Task requirements = Among the entries below, which lines run from the line with "Recreate this image" through the line with "const evlwTicks = [3, 4, 5, 6, 7];"? Retype those, both ends included, exactly and without pictures.

Provided material =
※
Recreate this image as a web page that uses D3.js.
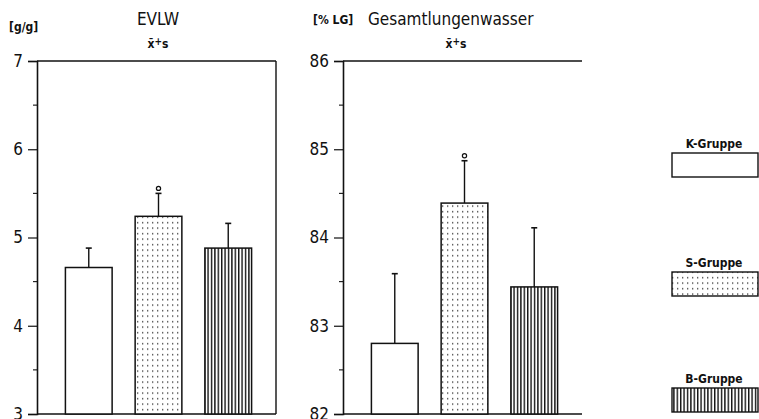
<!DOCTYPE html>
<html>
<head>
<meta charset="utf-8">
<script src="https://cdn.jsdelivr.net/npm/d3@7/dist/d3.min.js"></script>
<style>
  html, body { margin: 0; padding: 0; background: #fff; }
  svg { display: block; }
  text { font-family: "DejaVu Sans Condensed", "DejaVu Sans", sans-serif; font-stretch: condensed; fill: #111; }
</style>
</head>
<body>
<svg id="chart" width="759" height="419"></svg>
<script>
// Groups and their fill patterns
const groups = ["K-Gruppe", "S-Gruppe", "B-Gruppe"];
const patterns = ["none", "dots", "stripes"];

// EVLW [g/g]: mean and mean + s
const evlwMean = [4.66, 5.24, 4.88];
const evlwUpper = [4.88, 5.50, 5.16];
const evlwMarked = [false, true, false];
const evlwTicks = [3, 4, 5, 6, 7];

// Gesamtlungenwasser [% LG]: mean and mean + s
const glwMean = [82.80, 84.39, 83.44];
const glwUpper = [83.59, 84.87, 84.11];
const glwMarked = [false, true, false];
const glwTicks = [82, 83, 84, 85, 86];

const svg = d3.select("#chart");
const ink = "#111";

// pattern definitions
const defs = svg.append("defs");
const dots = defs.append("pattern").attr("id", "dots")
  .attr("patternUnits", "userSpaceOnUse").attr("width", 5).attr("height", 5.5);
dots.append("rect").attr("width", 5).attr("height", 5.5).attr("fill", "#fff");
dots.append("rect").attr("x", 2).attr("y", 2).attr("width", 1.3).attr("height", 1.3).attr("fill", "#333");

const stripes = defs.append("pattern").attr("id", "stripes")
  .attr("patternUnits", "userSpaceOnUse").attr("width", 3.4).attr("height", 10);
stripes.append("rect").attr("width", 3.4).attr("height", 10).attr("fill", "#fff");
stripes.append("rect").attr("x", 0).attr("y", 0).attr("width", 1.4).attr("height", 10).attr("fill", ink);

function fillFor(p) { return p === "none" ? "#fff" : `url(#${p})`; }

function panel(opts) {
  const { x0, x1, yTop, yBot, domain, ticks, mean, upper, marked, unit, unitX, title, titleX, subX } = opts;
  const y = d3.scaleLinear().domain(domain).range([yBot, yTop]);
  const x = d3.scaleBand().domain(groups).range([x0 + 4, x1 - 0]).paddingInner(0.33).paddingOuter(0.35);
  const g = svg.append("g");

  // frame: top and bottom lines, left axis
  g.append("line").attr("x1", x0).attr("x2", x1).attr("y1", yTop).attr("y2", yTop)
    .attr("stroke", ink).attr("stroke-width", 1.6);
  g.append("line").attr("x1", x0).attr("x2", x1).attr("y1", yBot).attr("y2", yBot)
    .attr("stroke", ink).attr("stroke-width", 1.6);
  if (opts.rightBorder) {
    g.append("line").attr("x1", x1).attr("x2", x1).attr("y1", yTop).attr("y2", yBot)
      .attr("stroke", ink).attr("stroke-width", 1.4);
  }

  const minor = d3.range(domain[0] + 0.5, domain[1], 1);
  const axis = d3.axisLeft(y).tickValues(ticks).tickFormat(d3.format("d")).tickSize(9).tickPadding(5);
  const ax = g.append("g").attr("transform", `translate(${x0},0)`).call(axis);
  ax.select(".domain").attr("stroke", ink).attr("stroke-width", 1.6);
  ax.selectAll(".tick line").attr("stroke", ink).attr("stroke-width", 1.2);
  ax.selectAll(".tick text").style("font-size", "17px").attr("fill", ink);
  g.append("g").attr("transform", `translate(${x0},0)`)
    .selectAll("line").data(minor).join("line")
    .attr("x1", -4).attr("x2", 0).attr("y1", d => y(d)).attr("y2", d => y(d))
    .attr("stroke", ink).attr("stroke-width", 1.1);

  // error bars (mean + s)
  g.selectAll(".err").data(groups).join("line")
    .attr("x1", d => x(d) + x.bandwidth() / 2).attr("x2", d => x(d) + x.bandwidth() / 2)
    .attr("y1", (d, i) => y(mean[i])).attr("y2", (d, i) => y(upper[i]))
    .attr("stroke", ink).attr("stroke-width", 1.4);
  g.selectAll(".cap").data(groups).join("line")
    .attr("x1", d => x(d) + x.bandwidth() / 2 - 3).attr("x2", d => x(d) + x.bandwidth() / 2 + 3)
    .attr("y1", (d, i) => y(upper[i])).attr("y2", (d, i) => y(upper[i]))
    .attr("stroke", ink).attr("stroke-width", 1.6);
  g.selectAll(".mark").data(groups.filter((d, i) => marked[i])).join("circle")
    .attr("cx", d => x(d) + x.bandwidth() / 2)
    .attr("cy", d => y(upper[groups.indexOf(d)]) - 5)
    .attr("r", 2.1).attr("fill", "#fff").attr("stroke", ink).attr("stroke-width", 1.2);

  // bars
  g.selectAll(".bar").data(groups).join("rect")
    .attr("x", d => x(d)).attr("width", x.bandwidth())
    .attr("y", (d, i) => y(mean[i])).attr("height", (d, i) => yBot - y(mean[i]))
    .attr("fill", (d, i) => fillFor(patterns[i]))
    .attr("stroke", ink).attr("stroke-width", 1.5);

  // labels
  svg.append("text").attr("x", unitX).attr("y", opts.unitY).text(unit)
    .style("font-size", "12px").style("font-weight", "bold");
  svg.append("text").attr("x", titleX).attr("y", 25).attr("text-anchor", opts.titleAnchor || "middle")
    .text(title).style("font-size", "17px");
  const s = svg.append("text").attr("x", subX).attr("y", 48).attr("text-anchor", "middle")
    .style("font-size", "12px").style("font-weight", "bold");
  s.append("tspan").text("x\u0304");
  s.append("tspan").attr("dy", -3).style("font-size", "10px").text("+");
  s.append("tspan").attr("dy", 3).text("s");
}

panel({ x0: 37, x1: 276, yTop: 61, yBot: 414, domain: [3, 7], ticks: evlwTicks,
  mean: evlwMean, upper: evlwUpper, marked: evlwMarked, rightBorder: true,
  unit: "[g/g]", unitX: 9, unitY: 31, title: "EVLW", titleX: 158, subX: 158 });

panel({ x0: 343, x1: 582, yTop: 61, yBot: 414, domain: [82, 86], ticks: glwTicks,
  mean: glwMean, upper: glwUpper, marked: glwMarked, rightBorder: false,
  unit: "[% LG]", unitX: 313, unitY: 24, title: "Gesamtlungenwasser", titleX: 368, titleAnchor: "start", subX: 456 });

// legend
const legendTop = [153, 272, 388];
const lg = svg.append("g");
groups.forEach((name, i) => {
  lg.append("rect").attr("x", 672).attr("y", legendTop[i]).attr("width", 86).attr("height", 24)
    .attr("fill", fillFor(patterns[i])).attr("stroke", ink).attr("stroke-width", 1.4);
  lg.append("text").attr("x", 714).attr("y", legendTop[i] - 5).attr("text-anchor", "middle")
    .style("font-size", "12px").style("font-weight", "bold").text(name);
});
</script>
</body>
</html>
※
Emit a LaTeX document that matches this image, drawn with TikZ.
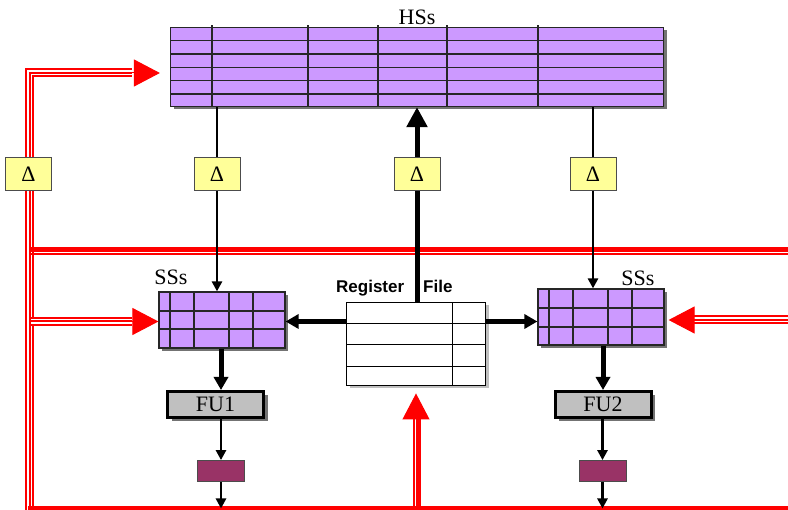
※
Response to the exercise =
Recreate this image as a web page that uses D3.js.
<!DOCTYPE html>
<html>
<head>
<meta charset="utf-8">
<script src="https://cdn.jsdelivr.net/npm/d3@7/dist/d3.min.js"></script>
<style>
  html, body { margin: 0; padding: 0; background: #fff; }
  svg { display: block; }
  text { font-family: "DejaVu Sans Condensed", "DejaVu Sans", sans-serif; font-stretch: condensed; fill: #111; }
</style>
</head>
<body>
<svg id="chart" width="759" height="419"></svg>
<script>
// Groups and their fill patterns
const groups = ["K-Gruppe", "S-Gruppe", "B-Gruppe"];
const patterns = ["none", "dots", "stripes"];

// EVLW [g/g]: mean and mean + s
const evlwMean = [4.66, 5.24, 4.88];
const evlwUpper = [4.88, 5.50, 5.16];
const evlwMarked = [false, true, false];
const evlwTicks = [3, 4, 5, 6, 7];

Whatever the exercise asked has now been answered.